§ Written instruction
Return each line containing the string "What".
-------- Stored records
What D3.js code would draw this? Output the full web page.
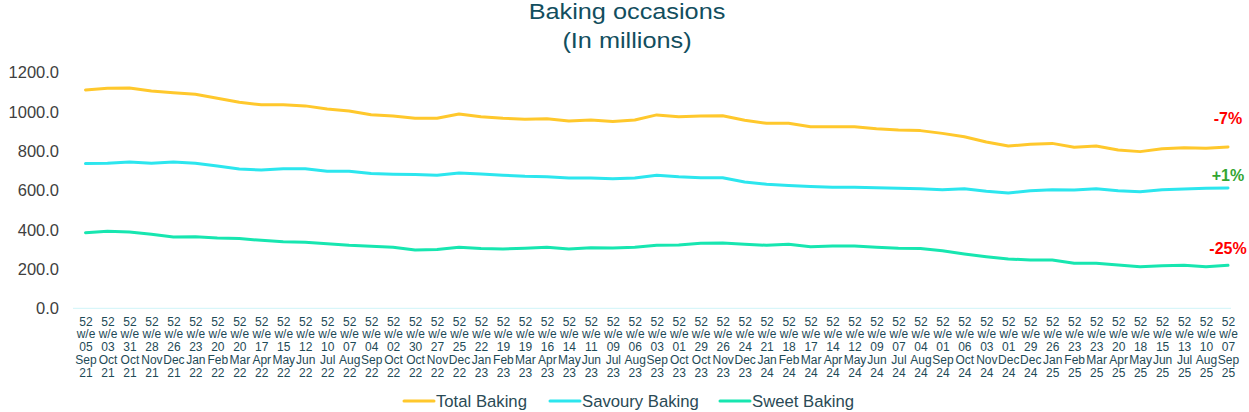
----------------
-------- Stored records
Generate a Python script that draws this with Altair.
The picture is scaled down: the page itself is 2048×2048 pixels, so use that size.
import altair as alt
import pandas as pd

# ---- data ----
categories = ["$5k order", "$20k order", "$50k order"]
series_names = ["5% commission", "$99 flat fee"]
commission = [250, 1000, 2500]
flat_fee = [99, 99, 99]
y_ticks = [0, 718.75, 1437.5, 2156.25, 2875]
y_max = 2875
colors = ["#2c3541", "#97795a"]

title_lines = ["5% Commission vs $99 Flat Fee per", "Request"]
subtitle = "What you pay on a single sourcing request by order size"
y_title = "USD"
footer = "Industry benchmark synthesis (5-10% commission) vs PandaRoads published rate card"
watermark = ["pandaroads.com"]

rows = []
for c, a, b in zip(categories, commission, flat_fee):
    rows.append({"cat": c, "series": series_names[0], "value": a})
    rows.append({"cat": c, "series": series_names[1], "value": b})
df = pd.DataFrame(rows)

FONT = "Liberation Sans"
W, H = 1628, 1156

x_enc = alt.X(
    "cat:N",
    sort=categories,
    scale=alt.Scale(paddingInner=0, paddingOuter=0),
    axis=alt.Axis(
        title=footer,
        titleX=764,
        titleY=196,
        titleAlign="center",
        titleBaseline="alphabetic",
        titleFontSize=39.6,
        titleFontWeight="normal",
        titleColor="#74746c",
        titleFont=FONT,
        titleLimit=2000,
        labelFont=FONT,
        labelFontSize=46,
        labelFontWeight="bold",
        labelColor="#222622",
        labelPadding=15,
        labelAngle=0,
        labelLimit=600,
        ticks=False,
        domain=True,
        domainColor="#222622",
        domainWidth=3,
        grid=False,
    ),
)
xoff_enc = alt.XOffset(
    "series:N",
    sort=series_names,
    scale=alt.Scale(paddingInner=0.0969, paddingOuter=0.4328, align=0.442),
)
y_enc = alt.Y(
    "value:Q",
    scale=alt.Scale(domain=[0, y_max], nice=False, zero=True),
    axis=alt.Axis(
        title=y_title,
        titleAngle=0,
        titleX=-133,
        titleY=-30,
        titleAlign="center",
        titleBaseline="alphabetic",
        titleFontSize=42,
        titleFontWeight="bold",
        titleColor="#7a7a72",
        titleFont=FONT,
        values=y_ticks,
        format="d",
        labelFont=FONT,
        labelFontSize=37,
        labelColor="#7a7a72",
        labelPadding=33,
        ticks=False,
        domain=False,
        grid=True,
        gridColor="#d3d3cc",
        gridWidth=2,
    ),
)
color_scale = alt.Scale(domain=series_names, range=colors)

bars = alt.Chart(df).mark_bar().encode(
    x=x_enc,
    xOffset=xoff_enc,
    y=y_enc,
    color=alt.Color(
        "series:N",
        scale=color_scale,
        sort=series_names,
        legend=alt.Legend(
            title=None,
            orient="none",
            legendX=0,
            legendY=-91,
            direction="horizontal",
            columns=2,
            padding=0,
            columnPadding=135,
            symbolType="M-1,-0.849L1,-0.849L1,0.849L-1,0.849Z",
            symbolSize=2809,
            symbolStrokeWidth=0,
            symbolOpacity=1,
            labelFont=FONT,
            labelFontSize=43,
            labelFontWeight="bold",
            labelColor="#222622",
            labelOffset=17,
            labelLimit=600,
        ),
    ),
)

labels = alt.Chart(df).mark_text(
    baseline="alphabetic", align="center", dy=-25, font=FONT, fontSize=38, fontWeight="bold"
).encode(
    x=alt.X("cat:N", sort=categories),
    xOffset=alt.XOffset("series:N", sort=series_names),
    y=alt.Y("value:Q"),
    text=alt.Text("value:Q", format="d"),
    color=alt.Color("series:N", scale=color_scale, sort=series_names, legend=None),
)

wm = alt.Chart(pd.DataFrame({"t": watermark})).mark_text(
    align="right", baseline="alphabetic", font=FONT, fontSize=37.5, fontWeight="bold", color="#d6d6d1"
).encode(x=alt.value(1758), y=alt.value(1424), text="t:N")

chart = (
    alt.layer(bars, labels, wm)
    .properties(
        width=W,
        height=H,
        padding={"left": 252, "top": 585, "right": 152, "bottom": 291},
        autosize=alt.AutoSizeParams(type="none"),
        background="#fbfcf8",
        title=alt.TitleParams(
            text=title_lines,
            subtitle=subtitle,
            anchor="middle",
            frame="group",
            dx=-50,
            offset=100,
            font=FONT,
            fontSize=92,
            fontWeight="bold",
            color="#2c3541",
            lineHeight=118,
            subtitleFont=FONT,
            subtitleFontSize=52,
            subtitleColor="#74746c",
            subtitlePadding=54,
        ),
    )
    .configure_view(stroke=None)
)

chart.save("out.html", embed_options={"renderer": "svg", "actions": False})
----------------
§ Complete answer
What D3.js code would draw this? Output the full web page.
subtitle = "What you pay on a single sourcing request by order size"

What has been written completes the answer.